• Given task: Using the listing below, output only the lines from the one that contains "Convert this chart" through the one that contains "from matplotlib.patches import Rectangle", inclusive, exactly as given and without images.
::: Source records :::
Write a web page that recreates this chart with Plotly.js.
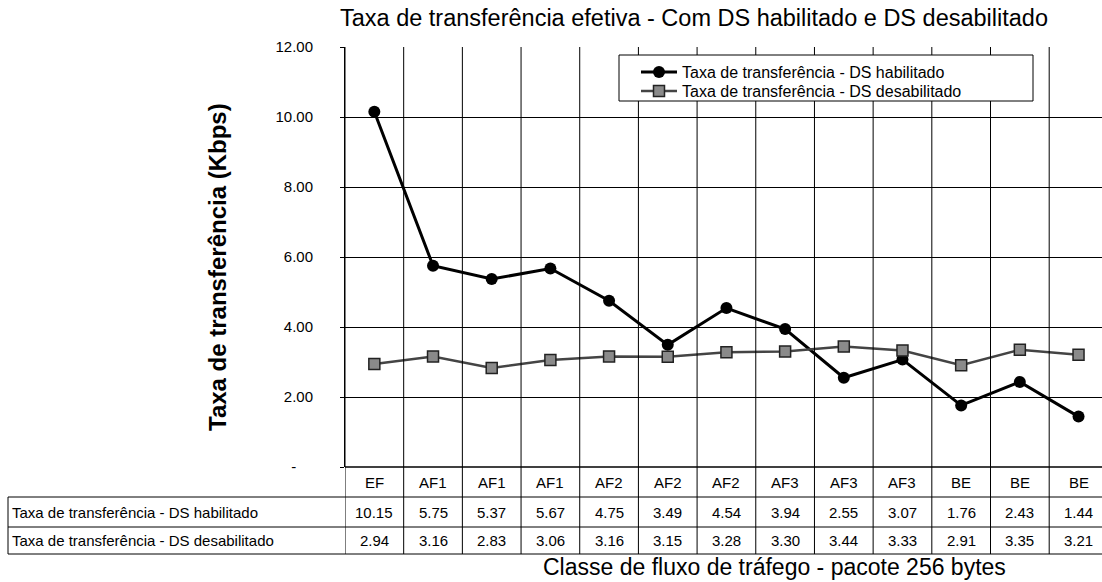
:::
::: Source records :::
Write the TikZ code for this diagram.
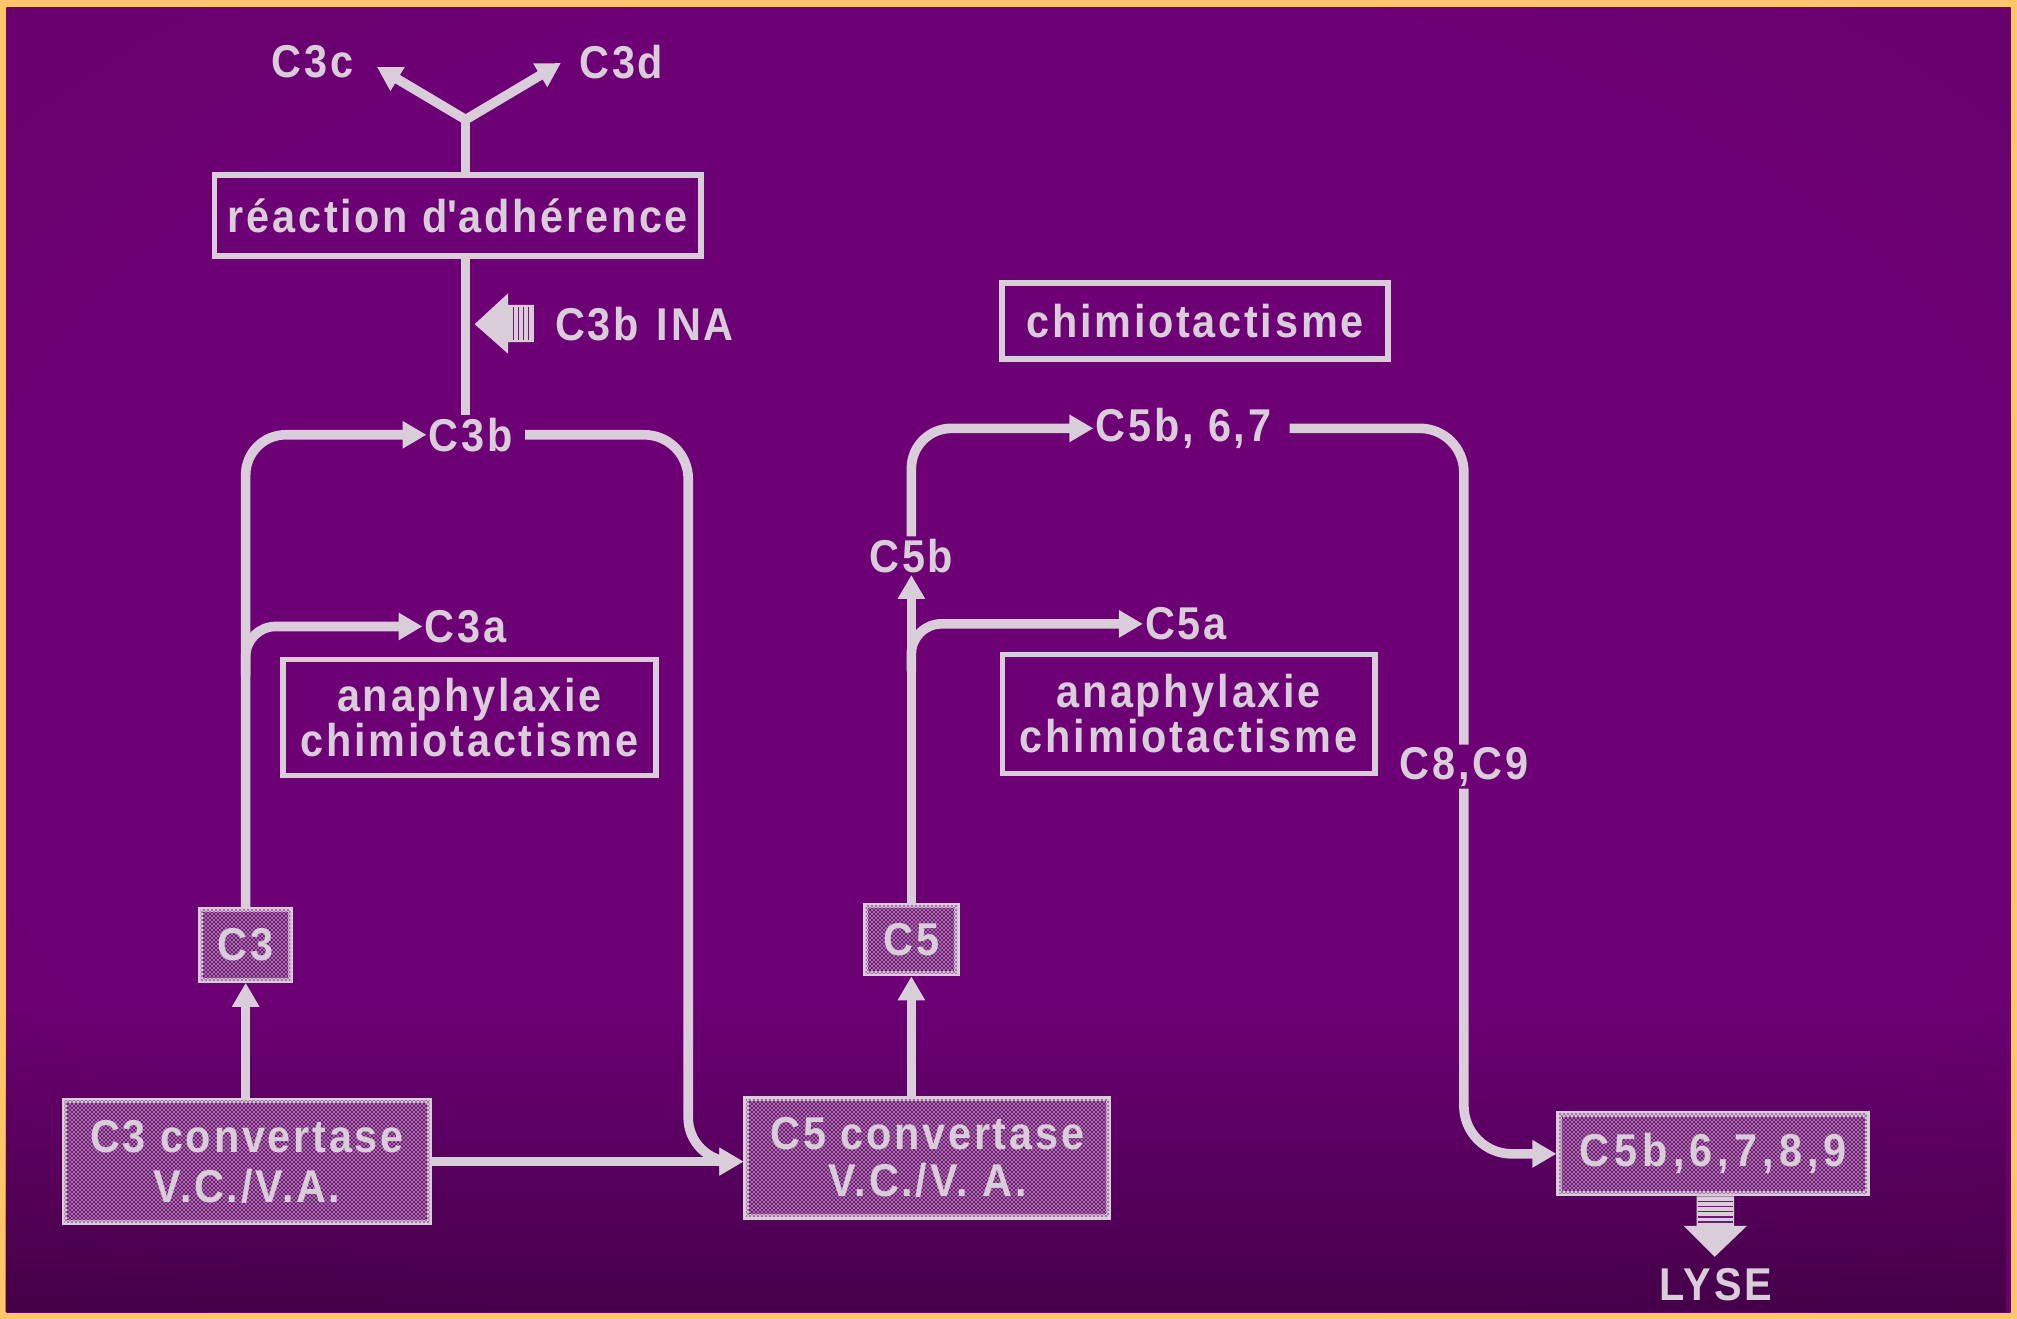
:::
::: Source records :::
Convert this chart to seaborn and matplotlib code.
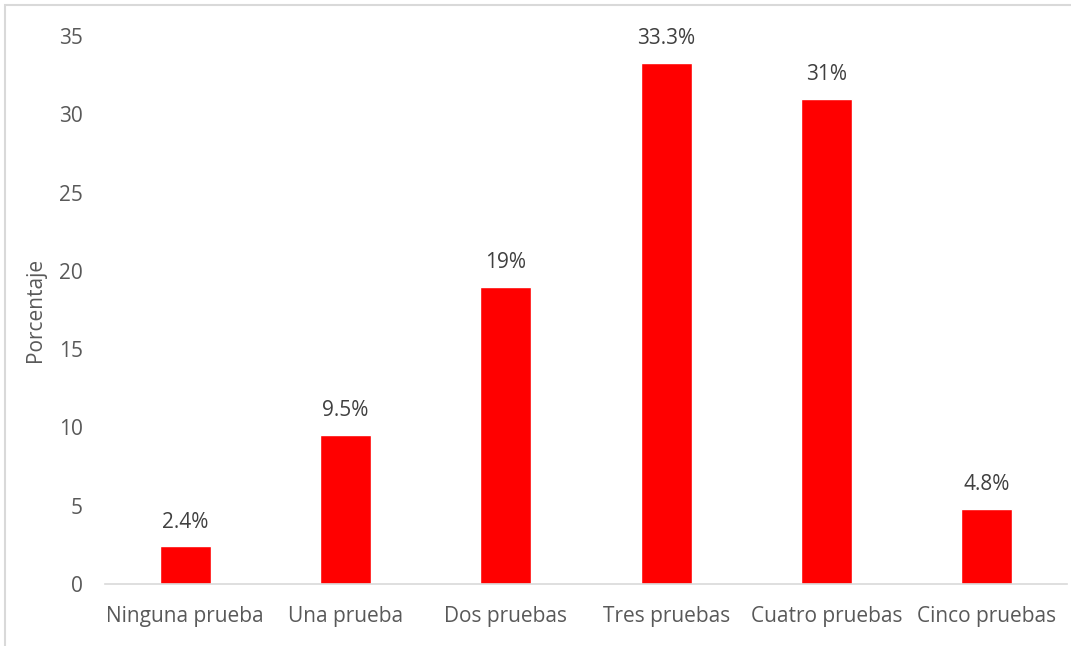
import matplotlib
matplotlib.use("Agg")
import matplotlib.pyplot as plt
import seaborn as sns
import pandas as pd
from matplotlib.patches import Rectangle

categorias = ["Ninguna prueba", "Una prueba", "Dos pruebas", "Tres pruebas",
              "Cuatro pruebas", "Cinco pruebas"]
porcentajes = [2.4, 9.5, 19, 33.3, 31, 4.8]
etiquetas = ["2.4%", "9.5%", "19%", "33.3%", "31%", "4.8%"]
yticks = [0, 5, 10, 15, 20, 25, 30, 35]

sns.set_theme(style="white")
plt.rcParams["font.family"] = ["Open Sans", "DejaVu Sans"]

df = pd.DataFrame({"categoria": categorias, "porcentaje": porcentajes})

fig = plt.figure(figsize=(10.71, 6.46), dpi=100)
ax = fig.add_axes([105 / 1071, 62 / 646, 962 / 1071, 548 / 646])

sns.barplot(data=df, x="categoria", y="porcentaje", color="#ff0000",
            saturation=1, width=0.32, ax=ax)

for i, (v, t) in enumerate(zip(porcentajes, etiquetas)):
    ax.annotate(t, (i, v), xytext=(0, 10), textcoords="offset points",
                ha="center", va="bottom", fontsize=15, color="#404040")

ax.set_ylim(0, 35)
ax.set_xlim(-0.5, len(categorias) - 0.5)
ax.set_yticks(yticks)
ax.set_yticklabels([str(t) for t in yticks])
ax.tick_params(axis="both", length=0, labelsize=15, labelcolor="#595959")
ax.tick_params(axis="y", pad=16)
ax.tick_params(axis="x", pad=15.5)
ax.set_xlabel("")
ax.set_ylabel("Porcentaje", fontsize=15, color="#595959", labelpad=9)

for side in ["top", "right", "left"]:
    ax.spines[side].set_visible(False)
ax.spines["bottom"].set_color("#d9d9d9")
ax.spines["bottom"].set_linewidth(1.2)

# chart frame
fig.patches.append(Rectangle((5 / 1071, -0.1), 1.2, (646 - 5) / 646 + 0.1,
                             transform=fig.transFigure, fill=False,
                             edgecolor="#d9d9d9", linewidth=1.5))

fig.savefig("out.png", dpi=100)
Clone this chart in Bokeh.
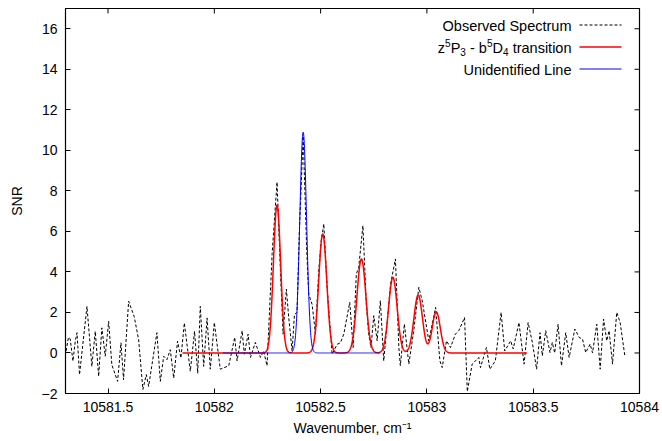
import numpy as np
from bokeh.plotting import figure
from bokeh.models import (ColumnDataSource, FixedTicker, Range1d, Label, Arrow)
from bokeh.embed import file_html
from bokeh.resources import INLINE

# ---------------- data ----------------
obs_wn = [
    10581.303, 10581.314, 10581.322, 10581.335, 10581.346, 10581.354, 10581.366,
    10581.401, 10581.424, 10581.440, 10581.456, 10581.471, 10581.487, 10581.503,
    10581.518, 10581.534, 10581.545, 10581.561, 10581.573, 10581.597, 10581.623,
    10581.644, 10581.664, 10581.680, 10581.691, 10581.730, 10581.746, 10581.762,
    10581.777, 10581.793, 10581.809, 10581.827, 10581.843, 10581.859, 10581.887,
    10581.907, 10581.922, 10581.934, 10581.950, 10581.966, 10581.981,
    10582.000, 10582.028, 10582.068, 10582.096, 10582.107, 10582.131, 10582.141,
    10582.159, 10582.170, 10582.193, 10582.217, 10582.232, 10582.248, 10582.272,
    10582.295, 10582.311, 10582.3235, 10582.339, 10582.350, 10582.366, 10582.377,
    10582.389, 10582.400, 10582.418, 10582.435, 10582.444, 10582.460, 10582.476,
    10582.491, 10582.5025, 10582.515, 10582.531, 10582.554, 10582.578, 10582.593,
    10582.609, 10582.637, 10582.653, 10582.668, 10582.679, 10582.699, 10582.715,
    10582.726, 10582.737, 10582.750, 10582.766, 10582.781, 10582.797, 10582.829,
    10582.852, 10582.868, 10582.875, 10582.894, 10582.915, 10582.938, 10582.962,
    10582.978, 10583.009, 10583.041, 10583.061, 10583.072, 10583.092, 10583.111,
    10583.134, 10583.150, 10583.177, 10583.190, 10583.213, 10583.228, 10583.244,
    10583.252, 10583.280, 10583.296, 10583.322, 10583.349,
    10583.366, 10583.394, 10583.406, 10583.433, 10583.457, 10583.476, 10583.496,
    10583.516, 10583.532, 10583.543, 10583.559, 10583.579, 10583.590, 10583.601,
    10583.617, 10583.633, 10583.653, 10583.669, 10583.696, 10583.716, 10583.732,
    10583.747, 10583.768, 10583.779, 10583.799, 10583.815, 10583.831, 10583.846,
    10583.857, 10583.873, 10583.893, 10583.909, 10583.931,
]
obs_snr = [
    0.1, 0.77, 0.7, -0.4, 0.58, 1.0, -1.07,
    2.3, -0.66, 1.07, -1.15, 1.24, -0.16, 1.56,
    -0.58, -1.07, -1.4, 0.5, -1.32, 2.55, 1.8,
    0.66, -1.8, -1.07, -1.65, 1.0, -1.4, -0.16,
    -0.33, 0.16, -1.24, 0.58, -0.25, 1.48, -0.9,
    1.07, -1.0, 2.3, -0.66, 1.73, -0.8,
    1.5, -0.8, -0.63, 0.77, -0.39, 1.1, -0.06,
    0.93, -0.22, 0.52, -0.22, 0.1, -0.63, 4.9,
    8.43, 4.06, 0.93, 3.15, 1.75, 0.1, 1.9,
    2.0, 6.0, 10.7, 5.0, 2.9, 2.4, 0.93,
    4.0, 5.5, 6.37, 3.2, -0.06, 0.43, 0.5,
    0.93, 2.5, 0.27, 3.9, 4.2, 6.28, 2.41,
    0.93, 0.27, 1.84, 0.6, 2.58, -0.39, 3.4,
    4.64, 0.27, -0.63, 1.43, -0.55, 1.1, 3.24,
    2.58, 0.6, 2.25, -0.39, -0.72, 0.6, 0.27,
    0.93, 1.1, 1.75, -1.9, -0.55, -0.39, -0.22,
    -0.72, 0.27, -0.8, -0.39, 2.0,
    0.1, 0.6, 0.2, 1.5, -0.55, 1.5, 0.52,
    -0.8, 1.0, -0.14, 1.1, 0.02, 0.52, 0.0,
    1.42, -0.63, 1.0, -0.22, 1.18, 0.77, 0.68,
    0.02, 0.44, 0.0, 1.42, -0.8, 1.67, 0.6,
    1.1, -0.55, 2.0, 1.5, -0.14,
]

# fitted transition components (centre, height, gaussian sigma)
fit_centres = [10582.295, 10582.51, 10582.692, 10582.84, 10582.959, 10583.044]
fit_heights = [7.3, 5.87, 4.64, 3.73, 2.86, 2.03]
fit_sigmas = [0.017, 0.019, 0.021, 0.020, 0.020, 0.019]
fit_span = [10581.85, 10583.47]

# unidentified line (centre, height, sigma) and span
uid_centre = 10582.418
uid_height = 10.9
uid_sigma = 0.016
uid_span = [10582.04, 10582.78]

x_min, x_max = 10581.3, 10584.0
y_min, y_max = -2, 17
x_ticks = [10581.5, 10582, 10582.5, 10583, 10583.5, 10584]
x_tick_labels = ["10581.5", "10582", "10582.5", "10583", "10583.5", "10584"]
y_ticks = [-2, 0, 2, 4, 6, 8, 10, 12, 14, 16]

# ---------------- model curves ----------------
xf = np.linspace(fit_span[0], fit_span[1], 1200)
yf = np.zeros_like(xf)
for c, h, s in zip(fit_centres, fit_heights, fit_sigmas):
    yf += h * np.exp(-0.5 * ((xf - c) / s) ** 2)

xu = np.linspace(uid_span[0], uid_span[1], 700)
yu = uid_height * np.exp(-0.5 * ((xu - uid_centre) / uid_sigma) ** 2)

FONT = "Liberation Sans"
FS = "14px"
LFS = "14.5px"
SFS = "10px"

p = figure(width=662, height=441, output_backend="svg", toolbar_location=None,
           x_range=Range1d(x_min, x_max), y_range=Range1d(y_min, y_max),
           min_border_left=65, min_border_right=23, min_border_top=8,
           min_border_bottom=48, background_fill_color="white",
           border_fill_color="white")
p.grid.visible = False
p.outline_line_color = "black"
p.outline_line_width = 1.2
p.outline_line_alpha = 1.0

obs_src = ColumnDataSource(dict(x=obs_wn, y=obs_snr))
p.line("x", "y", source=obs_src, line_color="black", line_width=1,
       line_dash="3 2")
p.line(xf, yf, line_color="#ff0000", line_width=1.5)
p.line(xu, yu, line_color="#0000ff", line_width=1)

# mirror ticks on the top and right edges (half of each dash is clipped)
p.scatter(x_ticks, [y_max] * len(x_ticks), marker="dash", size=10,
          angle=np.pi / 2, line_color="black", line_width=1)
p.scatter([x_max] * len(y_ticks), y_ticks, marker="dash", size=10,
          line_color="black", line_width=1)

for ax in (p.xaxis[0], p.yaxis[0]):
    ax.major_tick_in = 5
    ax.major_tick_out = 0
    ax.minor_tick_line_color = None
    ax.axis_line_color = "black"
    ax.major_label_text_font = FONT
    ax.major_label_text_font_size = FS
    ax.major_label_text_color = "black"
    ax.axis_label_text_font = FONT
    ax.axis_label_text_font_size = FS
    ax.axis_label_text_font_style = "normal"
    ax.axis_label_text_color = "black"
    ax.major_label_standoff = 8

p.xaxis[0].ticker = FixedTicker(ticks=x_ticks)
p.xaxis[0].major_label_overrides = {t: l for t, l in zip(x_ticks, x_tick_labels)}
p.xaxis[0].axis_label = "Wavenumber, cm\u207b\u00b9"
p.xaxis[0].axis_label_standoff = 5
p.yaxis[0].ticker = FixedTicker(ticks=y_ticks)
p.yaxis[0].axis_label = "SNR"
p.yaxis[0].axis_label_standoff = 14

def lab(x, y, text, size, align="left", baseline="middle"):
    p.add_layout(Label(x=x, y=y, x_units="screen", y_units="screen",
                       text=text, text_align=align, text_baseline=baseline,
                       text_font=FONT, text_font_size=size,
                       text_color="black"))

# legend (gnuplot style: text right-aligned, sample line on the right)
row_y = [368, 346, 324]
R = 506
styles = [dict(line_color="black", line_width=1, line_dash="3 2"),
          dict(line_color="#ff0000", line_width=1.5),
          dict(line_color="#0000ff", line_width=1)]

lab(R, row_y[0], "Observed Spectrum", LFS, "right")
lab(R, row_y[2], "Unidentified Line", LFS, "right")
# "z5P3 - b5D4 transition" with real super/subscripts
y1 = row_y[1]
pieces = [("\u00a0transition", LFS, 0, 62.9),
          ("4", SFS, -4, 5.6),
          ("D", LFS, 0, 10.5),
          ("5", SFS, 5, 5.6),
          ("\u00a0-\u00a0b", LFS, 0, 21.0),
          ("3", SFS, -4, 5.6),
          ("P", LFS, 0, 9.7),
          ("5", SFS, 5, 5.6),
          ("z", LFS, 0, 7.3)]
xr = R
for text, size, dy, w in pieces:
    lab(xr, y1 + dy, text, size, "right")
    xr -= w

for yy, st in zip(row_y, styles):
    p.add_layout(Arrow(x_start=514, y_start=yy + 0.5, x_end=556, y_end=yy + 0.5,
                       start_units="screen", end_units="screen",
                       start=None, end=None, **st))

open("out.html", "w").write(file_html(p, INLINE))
:::
• Problem solution:
Convert this chart to seaborn and matplotlib code.
import matplotlib
matplotlib.use("Agg")
import matplotlib.pyplot as plt
import seaborn as sns
import pandas as pd
from matplotlib.patches import Rectangle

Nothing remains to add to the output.